Sunday, July 06, 2014
Today I was taking our morning walk and I had decided to up our distance and go farther then we usually go. We have been walking one mile I wanted to up it to 1.5. From where I live there is really only one direction to walk and we go straight down the road, turn around and go home.
Well we were walking along and a woman turned down behind us with a big dog. Idk what it was it looked like a yellow lab mixed with a bear it was huge. We were about a half a block ahead of them, no worries.
Then we got to the end of where I wanted to walk. I was exhausted by then and didn't want to keep going so I turned around and realized they were behind us so it was kindof awkward. I didn't think much of it, I've seen other dogs before. I pulled Trixie & myself to the very edge of the curb and waited for them to pass, leaving plenty of space. I smiled at her and apologized as her dog was pulling towards us. But he didn't seem aggressive to me just interested. I still kept us away.
But the woman wasn't very big and he pulls free from her and just jumps on Trixie. It happened so fast. He was just nipping at her butt. He didn't break the skin. But it was nothing but lunge and bite bite bite. She yelped and tried jumping/running.
She got her dog and I grabbed Trixie away and picked her up to check if she was ok. She was fine, no skin was broken.
The woman just said sorry and left. She didn't even stop to see if my dog was ok.
As soon as I saw Trixie was ok I lost it. I had to sit down on the ground crying, shaking, I couldn't breathe. Panic attack! So not the best reaction. Trixie went right into comfort mode, the angel lol.

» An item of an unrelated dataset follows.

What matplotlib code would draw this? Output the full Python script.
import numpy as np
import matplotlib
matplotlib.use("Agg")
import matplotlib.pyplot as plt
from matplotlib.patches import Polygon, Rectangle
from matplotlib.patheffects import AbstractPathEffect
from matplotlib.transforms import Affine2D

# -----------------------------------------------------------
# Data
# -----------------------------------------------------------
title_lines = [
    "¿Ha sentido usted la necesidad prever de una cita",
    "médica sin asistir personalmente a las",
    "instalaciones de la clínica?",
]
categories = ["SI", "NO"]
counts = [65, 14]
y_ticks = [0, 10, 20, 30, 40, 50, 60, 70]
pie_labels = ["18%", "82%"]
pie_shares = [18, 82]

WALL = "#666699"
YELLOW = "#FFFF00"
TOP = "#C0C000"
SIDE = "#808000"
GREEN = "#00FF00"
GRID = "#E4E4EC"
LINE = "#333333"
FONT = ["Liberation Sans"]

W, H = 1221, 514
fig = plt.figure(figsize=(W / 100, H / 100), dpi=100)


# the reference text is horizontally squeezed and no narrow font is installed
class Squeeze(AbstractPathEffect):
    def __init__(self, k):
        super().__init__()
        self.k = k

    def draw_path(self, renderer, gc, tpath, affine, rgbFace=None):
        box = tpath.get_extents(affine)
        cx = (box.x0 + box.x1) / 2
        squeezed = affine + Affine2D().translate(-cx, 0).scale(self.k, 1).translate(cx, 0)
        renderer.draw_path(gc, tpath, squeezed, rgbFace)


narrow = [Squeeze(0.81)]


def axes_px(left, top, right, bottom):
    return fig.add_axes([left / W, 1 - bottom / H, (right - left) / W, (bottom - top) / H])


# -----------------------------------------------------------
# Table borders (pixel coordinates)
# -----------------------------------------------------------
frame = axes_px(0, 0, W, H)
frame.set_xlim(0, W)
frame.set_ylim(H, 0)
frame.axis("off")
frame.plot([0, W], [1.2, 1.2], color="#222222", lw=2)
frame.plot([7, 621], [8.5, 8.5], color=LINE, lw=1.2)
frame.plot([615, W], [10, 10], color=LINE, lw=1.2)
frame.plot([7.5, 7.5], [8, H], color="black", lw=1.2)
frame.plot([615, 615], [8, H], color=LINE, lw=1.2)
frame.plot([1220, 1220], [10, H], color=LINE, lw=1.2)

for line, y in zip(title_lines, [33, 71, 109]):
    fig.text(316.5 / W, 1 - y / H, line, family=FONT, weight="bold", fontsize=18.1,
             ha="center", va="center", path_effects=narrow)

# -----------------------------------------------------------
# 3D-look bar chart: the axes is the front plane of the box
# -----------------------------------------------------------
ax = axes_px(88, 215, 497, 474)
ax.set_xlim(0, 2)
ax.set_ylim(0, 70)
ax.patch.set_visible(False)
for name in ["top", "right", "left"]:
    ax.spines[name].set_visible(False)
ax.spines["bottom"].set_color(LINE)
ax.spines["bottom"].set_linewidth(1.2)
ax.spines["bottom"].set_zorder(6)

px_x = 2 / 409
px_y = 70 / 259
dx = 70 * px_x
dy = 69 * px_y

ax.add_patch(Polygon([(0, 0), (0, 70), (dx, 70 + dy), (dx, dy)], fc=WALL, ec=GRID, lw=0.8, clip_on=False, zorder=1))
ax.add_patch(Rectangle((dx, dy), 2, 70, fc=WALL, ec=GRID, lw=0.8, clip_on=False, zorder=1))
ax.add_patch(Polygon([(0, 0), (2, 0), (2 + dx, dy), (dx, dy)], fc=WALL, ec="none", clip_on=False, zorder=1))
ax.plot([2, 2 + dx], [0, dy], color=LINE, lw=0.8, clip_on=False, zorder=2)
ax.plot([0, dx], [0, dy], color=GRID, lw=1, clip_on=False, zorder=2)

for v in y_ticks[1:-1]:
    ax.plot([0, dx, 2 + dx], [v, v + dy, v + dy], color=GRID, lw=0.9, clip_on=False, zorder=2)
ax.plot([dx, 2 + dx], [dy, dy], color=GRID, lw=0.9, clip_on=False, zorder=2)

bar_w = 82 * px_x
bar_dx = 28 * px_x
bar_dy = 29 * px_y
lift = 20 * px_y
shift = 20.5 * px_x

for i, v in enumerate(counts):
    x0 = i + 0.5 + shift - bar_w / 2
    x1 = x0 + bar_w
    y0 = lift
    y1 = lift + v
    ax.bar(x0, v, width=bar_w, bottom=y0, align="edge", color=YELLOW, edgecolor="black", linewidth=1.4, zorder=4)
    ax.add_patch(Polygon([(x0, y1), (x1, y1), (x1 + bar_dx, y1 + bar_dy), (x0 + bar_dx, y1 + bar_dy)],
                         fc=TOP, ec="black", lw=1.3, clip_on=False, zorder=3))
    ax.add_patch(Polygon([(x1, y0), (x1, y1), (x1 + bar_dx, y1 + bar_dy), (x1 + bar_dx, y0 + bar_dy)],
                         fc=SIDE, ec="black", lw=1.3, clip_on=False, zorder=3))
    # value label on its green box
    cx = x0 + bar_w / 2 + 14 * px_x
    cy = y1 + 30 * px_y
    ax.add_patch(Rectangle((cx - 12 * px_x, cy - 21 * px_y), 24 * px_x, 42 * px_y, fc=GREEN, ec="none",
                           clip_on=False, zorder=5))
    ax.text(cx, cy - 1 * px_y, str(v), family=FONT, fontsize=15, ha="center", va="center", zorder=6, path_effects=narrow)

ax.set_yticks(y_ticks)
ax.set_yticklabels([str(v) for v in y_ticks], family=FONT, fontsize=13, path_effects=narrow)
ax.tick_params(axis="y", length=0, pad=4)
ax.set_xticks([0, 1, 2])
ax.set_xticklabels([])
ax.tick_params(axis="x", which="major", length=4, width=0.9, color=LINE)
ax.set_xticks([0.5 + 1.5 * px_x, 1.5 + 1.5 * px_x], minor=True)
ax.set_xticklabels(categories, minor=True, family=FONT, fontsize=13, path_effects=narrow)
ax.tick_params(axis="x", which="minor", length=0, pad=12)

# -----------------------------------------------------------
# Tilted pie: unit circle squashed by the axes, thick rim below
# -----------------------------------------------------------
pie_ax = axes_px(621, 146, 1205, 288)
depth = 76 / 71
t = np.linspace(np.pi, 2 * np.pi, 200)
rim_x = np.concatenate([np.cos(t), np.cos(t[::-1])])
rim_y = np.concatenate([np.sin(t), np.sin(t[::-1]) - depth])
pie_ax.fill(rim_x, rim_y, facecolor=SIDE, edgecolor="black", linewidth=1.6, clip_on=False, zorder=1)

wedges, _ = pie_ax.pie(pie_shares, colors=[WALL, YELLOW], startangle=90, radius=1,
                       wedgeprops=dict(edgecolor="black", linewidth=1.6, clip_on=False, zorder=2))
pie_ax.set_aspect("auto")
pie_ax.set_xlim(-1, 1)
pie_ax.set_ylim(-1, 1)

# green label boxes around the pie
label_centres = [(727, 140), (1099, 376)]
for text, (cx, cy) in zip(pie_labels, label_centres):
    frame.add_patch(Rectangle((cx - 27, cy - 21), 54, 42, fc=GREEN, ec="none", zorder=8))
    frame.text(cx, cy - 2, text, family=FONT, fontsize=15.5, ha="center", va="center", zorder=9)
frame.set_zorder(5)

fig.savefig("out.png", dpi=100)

She is so so tiny and it could have been so bad. I am just a wreck. I am scared if it mentally hurt her worse then it did physically. We still had to walk all the way home and for the entire way until we were back on our normal route she kept being jumpy and checking behind her.
I know I didn't handle it right. I did make her walk home though I so wanted to carry her and just protect her in my bubble of love. And I kept talking happy and telling her she was a good girl. I didn't want the experience to scar her so that she would be afraid of dogs.
I never thought about what I would do if she was attacked, that was never supposed to happen. I feel horrible about it. I should have pulled down the side street and backtracked instead of just walking to the side. And its all my fault we were down there to begin with, I should have stuck to our normal route and it wouldn't have happened.
She seems fine right now, like nothing happened.
A really strange part was that this morning when I started walking I so didn't feel like it. My legs were sore before I started. Every step I had to push myself forward. I kept saying oh I will turn around and cut it short but then I kept walking. The only reason I kept on was that it was pretty dead outside being Sunday morning & I didn't want to pass up that chance.
Also my BS numbers suck. My FBS was 145 & then three hours after breakfast + the walk I was up to 168. My breakfast only had 38 carbs. I had alot of anxiety but still, three hours & the walk I would imagine it wouldn't be so high.
I hope the rest of the day gets better. I am busy cleaning cleaning cleaning.